Classification performance and cross-validation
It’s usually the case that applying a trained classifier to the training samples yields better performance than applying it to the test (unknown) samples, since the training samples provide information as to what genes (or gene sets) distinguish the two training classes best, so that these genes will be weighted more in the trained classifier and classify training samples well.
One may try an informal way to do classification: first filter genes (Analysis/Filter genes) using the training samples (without using class information), then cluster all the samples using this set of genes. From such sample clustering you may see if two classes separate and how the test samples are assigned. This gives you the bottom line that a real trained classifier should perform.
[V6/16/08+]
At “Analysis/Classify samples”, you can specify sample groups and then perform
leave-one out cross-validation. Each time, a sample will be excluded, and genes
will be filtered using “Analysis/ANOVA” (specify a factor there) or
“Analysis/Filter genes” (specify filtering criteria there and perform filtering
once before this step”. The filtered genes will be used to train a classifier
using LDA, and the left-out sample will be predicted. This filtering and
prediction iterates for all samples to obtain cross-validation accuracy.
Principal Component Analysis (PCA, Alter
et al. 2000, Raychaudhuri
et al. 2000) is a
useful way to explore the naturally arising sample classes based on the
expression profile. Check the button “Perform Principal Component Analysis
instead” in the “Analysis/LDA Classification” dialog to perform PCA. The
installation of R is not required for PCA analysis.
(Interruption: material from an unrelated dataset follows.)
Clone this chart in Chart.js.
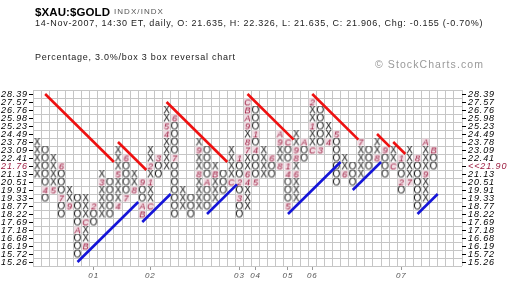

The sample and gene specifications are similar to the
LDA analysis, and all the samples in the left-side “Sample” box will be used
for PCA. The first two principal components (PC) will be plotted. The class
labels are used to color the samples but do not enter the PCA analysis, and the
samples of unknown classes are colored as black. Each PC is a linear
transformation of the expression values of all genes in a gene list. So in
effect PCA maps samples in high N dimension (N is the number of genes) to two
dimension, maximizing the space among the samples.